* Your task:
Below are some records. Say in a single number how many of their lines include the word "that".
**** Supplied entries ****
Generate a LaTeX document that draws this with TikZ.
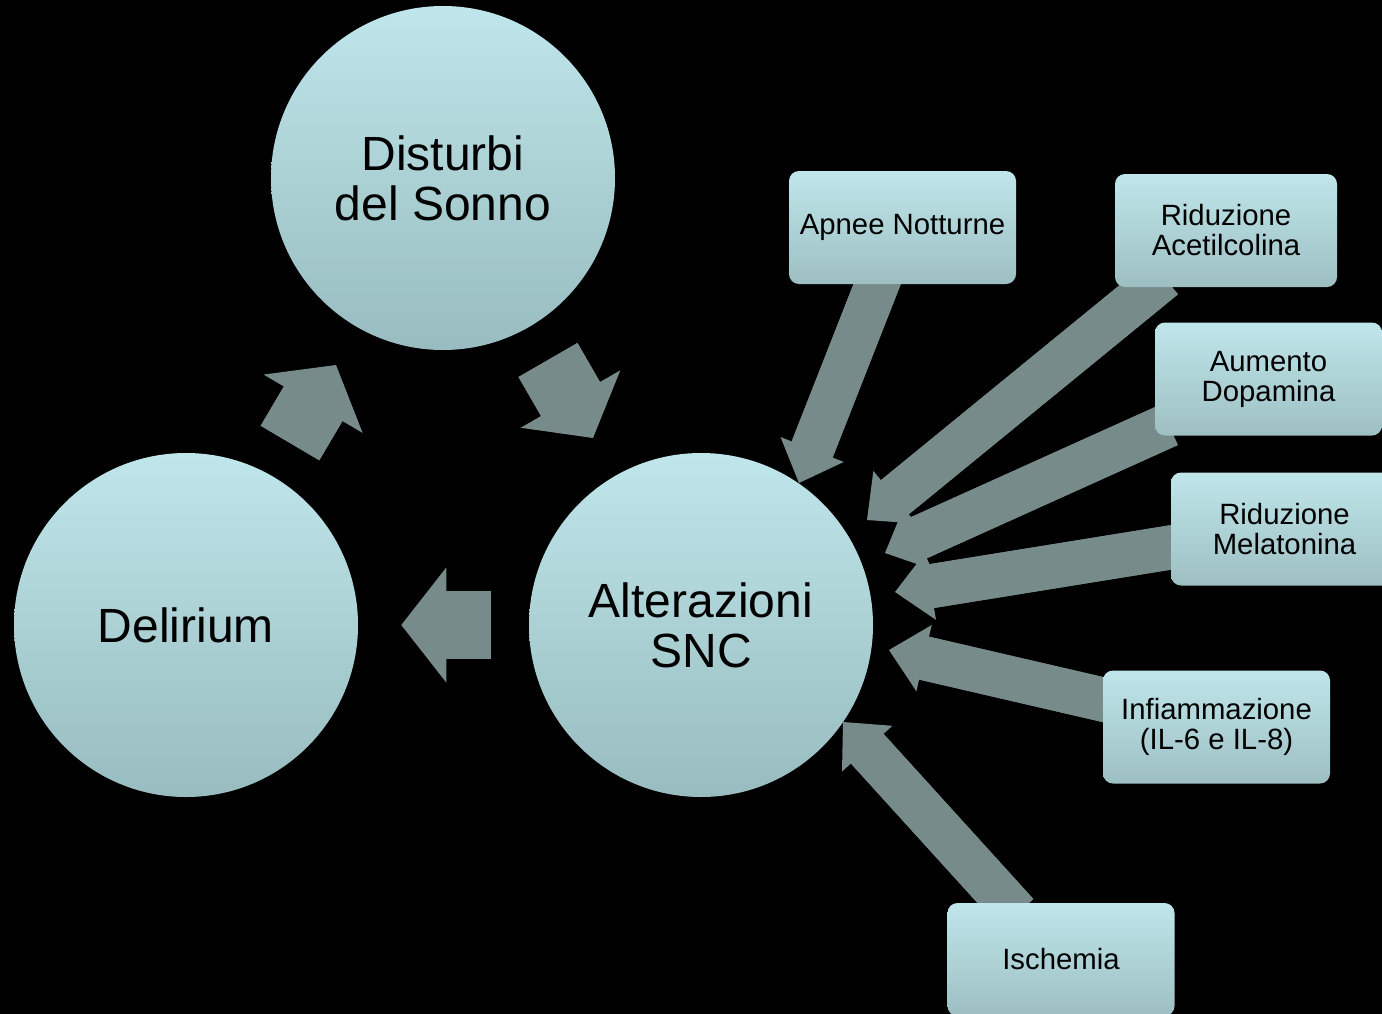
\documentclass[tikz,border=0pt]{standalone}
\usepackage{fontspec}
\setmainfont{Liberation Sans}
\usetikzlibrary{arrows.meta,calc}
\definecolor{arrowgray}{HTML}{778B8B}
\definecolor{ctop}{HTML}{BFE6EB}
\definecolor{cbot}{HTML}{98BCBF}
\definecolor{btop}{HTML}{BFE6EB}
\definecolor{bbot}{HTML}{9DBFC2}
\pgfdeclarelayer{bg}
\pgfsetlayers{bg,main}
\begin{document}
\begin{tikzpicture}[x=0.75pt,y=-0.75pt,
  bigcircle/.style={circle, minimum size=258pt, inner sep=0pt, top color=ctop, bottom color=cbot, draw=none, align=center, text=black, font=\fontsize{36pt}{37.5pt}\selectfont},
  factbox/.style={rectangle, rounded corners=7.5pt, minimum width=170.25pt, minimum height=84.75pt, inner sep=0pt, top color=btop, bottom color=bbot, draw=none, align=center, text=black, font=\fontsize{22pt}{22.5pt}\selectfont},
  thinarrow/.style={draw=arrowgray, line width=33pt, -{Triangle[length=27pt,width=51pt,line width=0pt,fill=arrowgray]},
    preaction={draw=arrowgray, line width=33pt, arrows=-, shorten >=22pt}},
  bigarrow/.style={draw=arrowgray, line width=51pt, -{Triangle[length=33.75pt,width=86.25pt,line width=0pt,fill=arrowgray]},
    preaction={draw=arrowgray, line width=51pt, arrows=-, shorten >=28pt}}]
\useasboundingbox (0,0) rectangle (1382,1014);
\clip (0,0) rectangle (1382,1014);
% circles
\node[bigcircle] (dist) at (443,178) {Disturbi\\del Sonno};
\node[bigcircle] (del) at (186,625) {Delirium};
\node[bigcircle] (alt) at (701,625) {Alterazioni\\SNC};
% boxes
\node[factbox] (apnee) at (902.5,227.5) {Apnee Notturne};
\node[factbox, minimum width=166.5pt] (acet) at (1226,230.5) {Riduzione\\Acetilcolina};
\node[factbox] (aum) at (1268.5,379) {Aumento\\Dopamina};
\node[factbox] (mel) at (1284.5,529) {Riduzione\\Melatonina};
\node[factbox] (inf) at (1216.5,727) {Infiammazione\\(IL-6 e IL-8)};
\node[factbox] (isc) at (1061,959.5) {Ischemia};
% free ends of the connectors
\coordinate (tApnee) at (799,483);
\coordinate (tAcet) at (867,520);
\coordinate (tAum) at (885,553);
\coordinate (tMel) at (895,592);
\coordinate (tInf) at (889,650);
\coordinate (tIsc) at (843,722);
\coordinate (dd1) at (290,443);
\coordinate (dd2) at (336,365);
\coordinate (da1) at (548,360);
\coordinate (da2) at (593,438);
\begin{pgfonlayer}{bg}
\fill[black] (0,0) rectangle (1382,1014);
\draw[thinarrow] ($(apnee.south)+(-21.5,-10)$) -- (tApnee);
\draw[thinarrow] ($(acet.south)+(-62,-10)$) -- (tAcet);
\draw[thinarrow] ($(aum.west)+(14,46)$) -- (tAum);
\draw[thinarrow] ($(mel.west)+(15,16)$) -- (tMel);
\draw[thinarrow] ($(inf.west)+(15,-24)$) -- (tInf);
\draw[thinarrow] ($(isc.north)+(-44,11)$) -- (tIsc);
\draw[bigarrow] ($(alt.west)+(-38,0)$) -- ($(del.east)+(43,0)$);
\draw[bigarrow] (dd1) -- (dd2);
\draw[bigarrow] (da1) -- (da2);
\end{pgfonlayer}
\end{tikzpicture}
\end{document}
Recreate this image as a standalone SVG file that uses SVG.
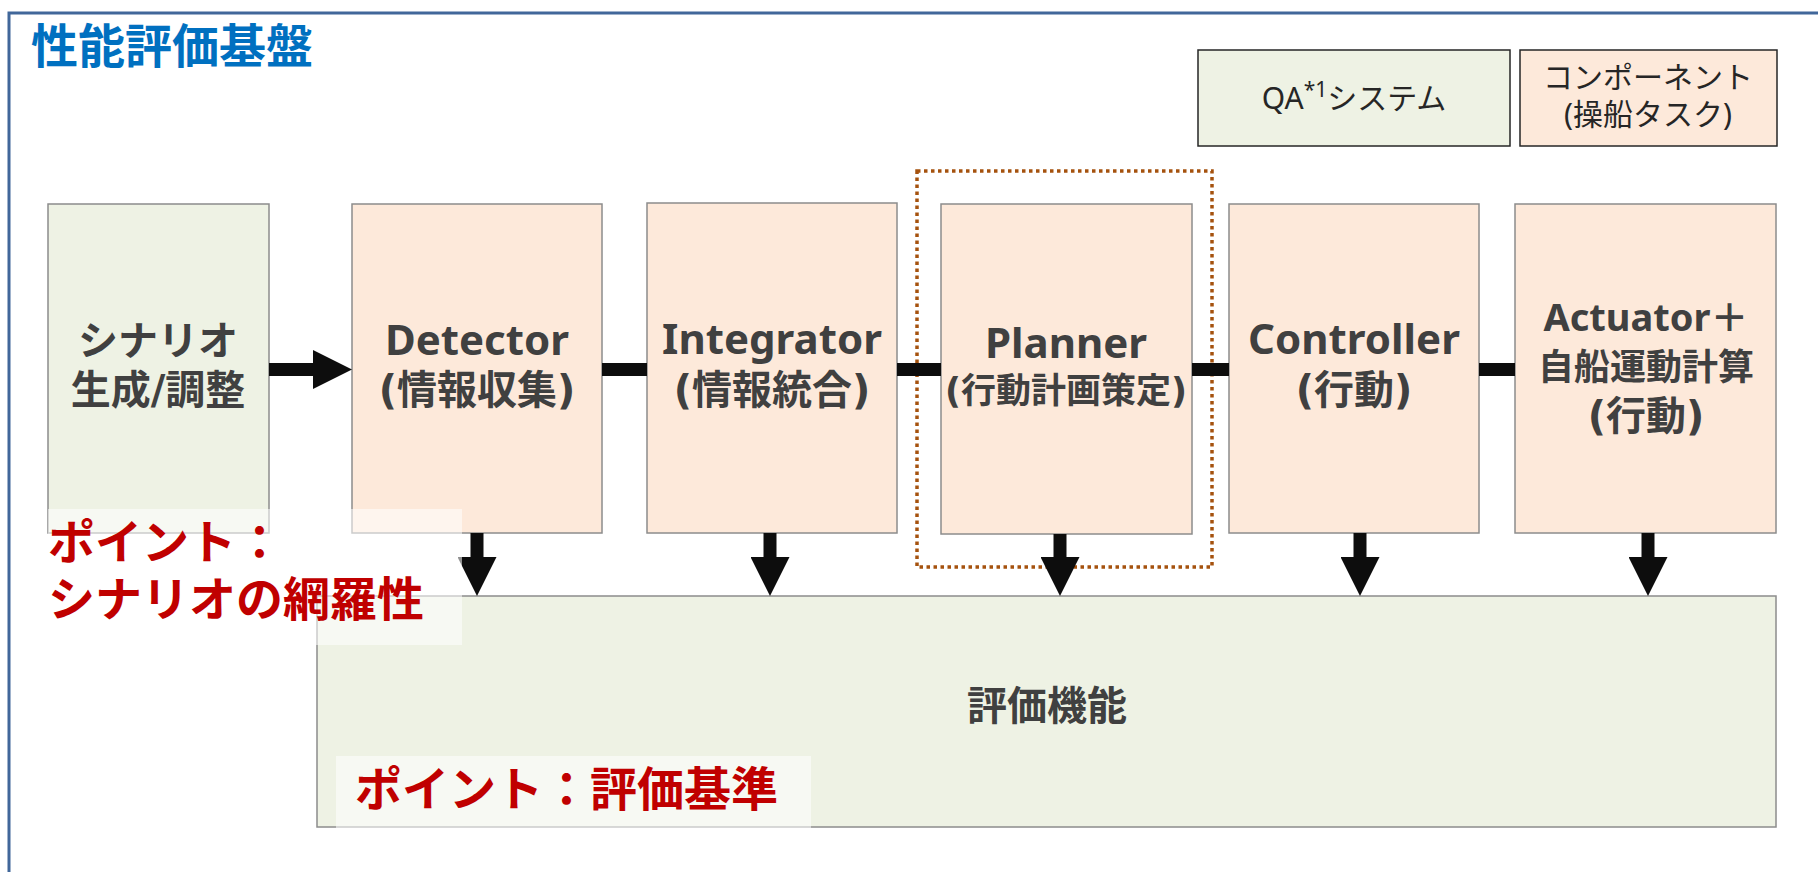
<svg xmlns="http://www.w3.org/2000/svg" width="1818" height="872" viewBox="0 0 1818 872">
<style>
.frame{fill:none;stroke:#41679a;stroke-width:3}
.title{font-family:"Noto Sans CJK JP",sans-serif;font-weight:bold;font-size:47px;fill:#0070C0}
.green{fill:#EEF2E4;stroke:#8c8c8c;stroke-width:1.5}
.peach{fill:#FDE9DA;stroke:#8c8c8c;stroke-width:1.5}
.lgreen{fill:#EEF2E4;stroke:#262626;stroke-width:1.5}
.lpeach{fill:#FDE9DA;stroke:#262626;stroke-width:1.5}
.lt{font-family:"Noto Sans","Noto Sans CJK JP",sans-serif;font-size:30px;fill:#262626;text-anchor:middle}
.en{font-family:"Noto Sans","Noto Sans CJK JP",sans-serif;font-weight:bold;font-size:42px;fill:#404040;text-anchor:middle}
.jp{font-family:"DejaVu Sans","Noto Sans CJK JP",sans-serif;font-weight:bold;font-size:40px;fill:#404040;text-anchor:middle}
.dotted{fill:none;stroke:#A5520E;stroke-width:3.5;stroke-dasharray:3.5 3.5}
.conn{stroke:#0d0d0d;stroke-width:13;fill:none}
.lbg{fill:#ffffff;fill-opacity:0.55}
.red{font-family:"Noto Sans CJK JP",sans-serif;font-weight:bold;font-size:47px;fill:#C00000}
</style>
<defs>
<marker id="ah" viewBox="0 0 39 39" refX="0" refY="19.5" markerWidth="39" markerHeight="39" markerUnits="userSpaceOnUse" orient="auto">
<path d="M0,0 L39,19.5 L0,39 Z" fill="#0d0d0d"/>
</marker>
</defs>
<rect class="frame" x="9" y="13" width="1830" height="900"/>
<text class="title" x="31" y="63">性能評価基盤</text>

<g id="legend-qa">
<rect class="lgreen" x="1198" y="50" width="312" height="96"/>
<text class="lt" x="1354" y="109">QA<tspan style="font-size:21px" dy="-12">*1</tspan><tspan dy="12">システム</tspan></text>
</g>
<g id="legend-component">
<rect class="lpeach" x="1520" y="50" width="257" height="96"/>
<text class="lt" x="1648" y="88">コンポーネント</text>
<text class="lt" x="1648" y="125">(操船タスク)</text>
</g>

<g id="scenario">
<rect class="green" x="48" y="204" width="221" height="329"/>
<text class="jp" x="158" y="355">シナリオ</text>
<text class="jp" x="158" y="404">生成/調整</text>
</g>
<g id="detector">
<rect class="peach" x="352" y="204" width="250" height="329"/>
<text class="en" x="477" y="355">Detector</text>
<text class="jp" x="477" y="404">(情報収集)</text>
</g>
<g id="integrator">
<rect class="peach" x="647" y="203" width="250" height="330"/>
<text class="en" x="772" y="354">Integrator</text>
<text class="jp" x="772" y="404">(情報統合)</text>
</g>
<g id="planner">
<rect class="peach" x="941" y="204" width="251" height="330"/>
<text class="en" x="1066" y="358">Planner</text>
<text class="jp" x="1066" y="403" style="font-size:35px">(行動計画策定)</text>
</g>
<g id="planner-focus">
<rect class="dotted" x="917" y="171" width="295" height="396"/>
</g>
<g id="controller">
<rect class="peach" x="1229" y="204" width="250" height="329"/>
<text class="en" x="1354" y="354">Controller</text>
<text class="jp" x="1354" y="404">(行動)</text>
</g>
<g id="actuator">
<rect class="peach" x="1515" y="204" width="261" height="329"/>
<text class="en" x="1646" y="331" style="font-size:38px">Actuator＋</text>
<text class="jp" x="1646" y="380" style="font-size:36px">自船運動計算</text>
<text class="jp" x="1646" y="430">(行動)</text>
</g>
<g id="evaluation">
<rect class="green" x="317" y="596" width="1459" height="231"/>
<text class="jp" x="1047" y="720">評価機能</text>
</g>

<g id="connectors">
<line class="conn" x1="269" y1="369.5" x2="313" y2="369.5" marker-end="url(#ah)"/>
<line class="conn" x1="602" y1="369.5" x2="647" y2="369.5"/>
<line class="conn" x1="897" y1="369.5" x2="941" y2="369.5"/>
<line class="conn" x1="1192" y1="369.5" x2="1229" y2="369.5"/>
<line class="conn" x1="1479" y1="369.5" x2="1515" y2="369.5"/>
<line class="conn" x1="477" y1="533" x2="477" y2="557" marker-end="url(#ah)"/>
<line class="conn" x1="770" y1="533" x2="770" y2="557" marker-end="url(#ah)"/>
<line class="conn" x1="1060" y1="534" x2="1060" y2="557" marker-end="url(#ah)"/>
<line class="conn" x1="1360" y1="533" x2="1360" y2="557" marker-end="url(#ah)"/>
<line class="conn" x1="1648" y1="533" x2="1648" y2="557" marker-end="url(#ah)"/>
</g>

<g id="point-scenario">
<rect class="lbg" x="48" y="509" width="414" height="136"/>
<text class="red" x="48" y="559">ポイント：</text>
<text class="red" x="48" y="616">シナリオの網羅性</text>
</g>
<g id="point-criteria">
<rect class="lbg" x="336" y="756" width="475" height="72"/>
<text class="red" x="355" y="806">ポイント：評価基準</text>
</g>
</svg>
****
* Answer below:
2